» Task brief:
Write out each line from the data below that includes the word "matplotlib".

» Supplied material:
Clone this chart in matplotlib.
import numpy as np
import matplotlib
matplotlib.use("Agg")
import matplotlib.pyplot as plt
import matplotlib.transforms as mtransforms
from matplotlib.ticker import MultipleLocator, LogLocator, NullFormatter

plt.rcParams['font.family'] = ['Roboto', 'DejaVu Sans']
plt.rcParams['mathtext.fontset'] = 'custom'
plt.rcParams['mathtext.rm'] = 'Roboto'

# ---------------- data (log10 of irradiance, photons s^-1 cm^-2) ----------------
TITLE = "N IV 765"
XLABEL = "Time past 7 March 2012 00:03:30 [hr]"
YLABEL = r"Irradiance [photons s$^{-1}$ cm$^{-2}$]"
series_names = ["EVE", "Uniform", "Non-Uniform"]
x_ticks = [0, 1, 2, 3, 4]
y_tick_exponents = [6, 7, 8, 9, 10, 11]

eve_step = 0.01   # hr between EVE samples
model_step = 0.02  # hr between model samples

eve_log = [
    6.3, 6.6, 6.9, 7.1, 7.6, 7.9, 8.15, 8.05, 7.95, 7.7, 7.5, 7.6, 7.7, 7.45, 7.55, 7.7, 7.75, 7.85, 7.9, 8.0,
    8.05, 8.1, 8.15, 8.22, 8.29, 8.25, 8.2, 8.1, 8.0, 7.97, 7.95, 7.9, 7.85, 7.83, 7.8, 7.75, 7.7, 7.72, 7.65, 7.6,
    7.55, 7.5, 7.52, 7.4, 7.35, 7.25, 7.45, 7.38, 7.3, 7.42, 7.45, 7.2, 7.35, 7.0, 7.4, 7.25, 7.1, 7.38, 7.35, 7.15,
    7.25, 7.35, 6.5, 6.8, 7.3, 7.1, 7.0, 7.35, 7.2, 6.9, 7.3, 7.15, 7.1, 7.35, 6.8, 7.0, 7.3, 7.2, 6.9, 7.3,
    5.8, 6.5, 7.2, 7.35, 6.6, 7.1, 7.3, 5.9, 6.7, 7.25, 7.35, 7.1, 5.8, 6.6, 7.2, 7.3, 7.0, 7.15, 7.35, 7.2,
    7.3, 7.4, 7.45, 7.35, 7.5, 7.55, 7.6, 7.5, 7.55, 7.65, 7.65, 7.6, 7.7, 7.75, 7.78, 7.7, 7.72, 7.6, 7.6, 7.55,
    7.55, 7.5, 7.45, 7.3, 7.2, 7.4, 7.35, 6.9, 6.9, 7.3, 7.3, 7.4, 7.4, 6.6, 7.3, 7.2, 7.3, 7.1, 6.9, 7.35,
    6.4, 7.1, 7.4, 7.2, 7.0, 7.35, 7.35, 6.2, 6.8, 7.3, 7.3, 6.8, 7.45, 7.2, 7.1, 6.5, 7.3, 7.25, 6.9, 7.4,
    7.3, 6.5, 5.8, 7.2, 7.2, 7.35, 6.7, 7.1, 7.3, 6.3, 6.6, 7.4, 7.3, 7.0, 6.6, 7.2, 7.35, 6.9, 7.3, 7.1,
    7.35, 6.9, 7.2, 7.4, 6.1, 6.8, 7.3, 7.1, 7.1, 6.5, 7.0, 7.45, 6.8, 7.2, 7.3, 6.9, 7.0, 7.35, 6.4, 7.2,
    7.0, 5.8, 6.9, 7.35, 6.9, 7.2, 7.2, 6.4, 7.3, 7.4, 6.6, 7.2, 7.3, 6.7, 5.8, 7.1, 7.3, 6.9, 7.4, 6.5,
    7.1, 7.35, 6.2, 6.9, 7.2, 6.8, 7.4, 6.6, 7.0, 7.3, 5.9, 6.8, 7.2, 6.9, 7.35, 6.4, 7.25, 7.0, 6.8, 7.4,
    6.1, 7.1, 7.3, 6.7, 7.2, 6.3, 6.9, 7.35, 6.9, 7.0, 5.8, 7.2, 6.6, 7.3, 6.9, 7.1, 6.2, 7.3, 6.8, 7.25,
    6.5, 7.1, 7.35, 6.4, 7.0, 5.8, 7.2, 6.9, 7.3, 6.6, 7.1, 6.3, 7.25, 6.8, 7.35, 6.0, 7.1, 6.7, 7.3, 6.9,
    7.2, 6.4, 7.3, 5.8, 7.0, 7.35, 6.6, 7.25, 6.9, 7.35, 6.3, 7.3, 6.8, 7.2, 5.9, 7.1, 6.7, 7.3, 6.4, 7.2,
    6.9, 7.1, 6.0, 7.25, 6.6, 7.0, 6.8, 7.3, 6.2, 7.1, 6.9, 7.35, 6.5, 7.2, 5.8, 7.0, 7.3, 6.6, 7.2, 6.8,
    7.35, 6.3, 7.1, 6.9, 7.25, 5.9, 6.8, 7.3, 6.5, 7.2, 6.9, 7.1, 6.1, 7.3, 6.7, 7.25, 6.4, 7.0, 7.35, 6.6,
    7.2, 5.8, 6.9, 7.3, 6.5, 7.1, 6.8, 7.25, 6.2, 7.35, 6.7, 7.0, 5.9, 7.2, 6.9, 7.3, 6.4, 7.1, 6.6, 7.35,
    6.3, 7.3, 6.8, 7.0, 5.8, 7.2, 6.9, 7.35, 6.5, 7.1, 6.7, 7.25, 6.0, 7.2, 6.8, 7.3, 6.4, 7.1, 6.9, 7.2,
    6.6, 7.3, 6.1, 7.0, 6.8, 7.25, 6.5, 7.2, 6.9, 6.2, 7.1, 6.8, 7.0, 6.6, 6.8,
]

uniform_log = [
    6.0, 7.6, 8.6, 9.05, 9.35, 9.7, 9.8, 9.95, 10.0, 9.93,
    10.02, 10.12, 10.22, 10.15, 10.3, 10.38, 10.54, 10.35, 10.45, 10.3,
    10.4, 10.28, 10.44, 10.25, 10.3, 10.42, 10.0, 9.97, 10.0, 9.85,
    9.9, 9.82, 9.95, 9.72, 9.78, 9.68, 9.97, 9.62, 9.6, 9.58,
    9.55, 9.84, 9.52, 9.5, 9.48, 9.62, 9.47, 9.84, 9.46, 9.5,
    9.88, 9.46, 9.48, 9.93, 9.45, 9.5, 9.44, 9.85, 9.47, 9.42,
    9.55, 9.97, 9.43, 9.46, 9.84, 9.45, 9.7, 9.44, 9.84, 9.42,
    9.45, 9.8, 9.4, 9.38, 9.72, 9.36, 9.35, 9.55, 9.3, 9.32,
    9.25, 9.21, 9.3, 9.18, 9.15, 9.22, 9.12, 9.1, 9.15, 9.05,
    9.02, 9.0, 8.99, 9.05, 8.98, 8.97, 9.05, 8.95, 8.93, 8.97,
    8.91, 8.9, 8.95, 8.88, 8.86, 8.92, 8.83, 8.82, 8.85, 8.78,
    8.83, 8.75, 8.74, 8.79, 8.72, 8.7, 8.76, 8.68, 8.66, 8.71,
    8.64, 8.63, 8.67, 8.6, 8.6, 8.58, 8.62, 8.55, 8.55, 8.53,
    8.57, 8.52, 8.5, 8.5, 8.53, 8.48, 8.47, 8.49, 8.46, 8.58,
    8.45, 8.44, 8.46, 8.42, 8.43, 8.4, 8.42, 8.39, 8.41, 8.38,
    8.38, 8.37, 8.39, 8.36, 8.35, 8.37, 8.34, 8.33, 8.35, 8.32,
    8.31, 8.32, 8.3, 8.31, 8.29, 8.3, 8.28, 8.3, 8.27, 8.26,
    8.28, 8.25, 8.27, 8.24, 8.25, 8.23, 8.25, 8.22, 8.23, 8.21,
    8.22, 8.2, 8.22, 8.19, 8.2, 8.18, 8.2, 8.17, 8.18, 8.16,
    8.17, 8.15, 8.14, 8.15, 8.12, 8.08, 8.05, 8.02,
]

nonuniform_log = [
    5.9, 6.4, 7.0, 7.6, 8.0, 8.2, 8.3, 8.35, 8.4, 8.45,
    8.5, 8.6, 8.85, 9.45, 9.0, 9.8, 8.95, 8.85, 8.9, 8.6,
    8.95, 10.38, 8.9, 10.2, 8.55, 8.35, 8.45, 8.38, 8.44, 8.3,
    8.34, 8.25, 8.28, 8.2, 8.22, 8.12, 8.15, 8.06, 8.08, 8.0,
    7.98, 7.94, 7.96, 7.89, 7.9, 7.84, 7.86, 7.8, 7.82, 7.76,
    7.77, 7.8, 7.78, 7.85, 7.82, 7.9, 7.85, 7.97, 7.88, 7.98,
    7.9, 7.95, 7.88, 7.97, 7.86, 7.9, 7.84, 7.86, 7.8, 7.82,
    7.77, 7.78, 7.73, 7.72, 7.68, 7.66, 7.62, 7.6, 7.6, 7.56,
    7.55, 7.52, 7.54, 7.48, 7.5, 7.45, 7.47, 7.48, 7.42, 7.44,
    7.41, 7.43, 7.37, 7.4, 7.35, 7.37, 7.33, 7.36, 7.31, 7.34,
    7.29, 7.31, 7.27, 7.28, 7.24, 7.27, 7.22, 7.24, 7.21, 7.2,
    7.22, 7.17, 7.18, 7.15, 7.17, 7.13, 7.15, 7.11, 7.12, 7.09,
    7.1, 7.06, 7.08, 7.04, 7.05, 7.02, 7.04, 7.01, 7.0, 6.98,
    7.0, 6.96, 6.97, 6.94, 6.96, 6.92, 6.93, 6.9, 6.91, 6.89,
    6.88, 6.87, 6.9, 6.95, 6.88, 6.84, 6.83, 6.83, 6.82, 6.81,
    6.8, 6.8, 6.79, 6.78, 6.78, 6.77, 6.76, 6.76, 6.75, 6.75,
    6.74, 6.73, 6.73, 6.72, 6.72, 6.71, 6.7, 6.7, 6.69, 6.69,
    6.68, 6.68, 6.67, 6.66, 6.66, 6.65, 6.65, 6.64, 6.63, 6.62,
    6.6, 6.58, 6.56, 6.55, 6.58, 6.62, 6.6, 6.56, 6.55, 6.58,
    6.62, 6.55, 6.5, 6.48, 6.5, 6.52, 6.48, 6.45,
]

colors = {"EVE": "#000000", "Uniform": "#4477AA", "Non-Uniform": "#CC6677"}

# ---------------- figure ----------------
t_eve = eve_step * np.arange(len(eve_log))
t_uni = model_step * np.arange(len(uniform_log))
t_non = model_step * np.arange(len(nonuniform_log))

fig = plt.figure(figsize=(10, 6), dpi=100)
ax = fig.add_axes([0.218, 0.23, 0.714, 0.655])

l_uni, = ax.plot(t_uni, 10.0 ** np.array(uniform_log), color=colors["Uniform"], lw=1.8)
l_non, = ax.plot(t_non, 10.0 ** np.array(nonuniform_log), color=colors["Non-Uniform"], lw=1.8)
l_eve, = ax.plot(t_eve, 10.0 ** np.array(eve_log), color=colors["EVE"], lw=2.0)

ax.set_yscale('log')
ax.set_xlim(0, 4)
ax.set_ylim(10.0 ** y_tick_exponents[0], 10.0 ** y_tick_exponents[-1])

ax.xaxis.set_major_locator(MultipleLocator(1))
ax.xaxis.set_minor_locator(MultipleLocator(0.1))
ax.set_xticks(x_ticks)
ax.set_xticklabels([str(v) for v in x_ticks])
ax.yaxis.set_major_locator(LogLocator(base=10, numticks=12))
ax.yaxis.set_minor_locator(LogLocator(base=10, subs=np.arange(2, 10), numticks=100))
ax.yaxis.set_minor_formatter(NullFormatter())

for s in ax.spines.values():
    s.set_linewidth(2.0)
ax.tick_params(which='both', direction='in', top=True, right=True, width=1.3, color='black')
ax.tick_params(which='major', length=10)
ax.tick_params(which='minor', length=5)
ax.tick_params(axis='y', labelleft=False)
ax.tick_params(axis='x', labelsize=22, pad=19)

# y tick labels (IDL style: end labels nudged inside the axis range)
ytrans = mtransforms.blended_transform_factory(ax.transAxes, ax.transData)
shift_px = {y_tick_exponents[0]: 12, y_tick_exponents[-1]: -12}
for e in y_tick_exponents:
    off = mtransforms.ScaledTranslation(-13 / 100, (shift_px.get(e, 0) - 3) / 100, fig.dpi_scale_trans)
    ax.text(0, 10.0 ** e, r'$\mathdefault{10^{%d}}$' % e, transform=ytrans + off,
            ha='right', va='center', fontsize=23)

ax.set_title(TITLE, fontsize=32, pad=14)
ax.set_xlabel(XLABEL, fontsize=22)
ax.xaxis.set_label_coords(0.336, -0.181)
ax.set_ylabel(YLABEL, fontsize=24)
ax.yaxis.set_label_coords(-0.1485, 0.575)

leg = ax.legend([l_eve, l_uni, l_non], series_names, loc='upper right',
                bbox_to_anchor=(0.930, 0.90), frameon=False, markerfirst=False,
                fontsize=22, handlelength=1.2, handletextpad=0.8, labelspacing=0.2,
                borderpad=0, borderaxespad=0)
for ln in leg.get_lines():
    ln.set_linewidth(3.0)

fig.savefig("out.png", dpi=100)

» The output:
Clone this chart in matplotlib.
import matplotlib
matplotlib.use("Agg")
import matplotlib.pyplot as plt
import matplotlib.transforms as mtransforms
from matplotlib.ticker import MultipleLocator, LogLocator, NullFormatter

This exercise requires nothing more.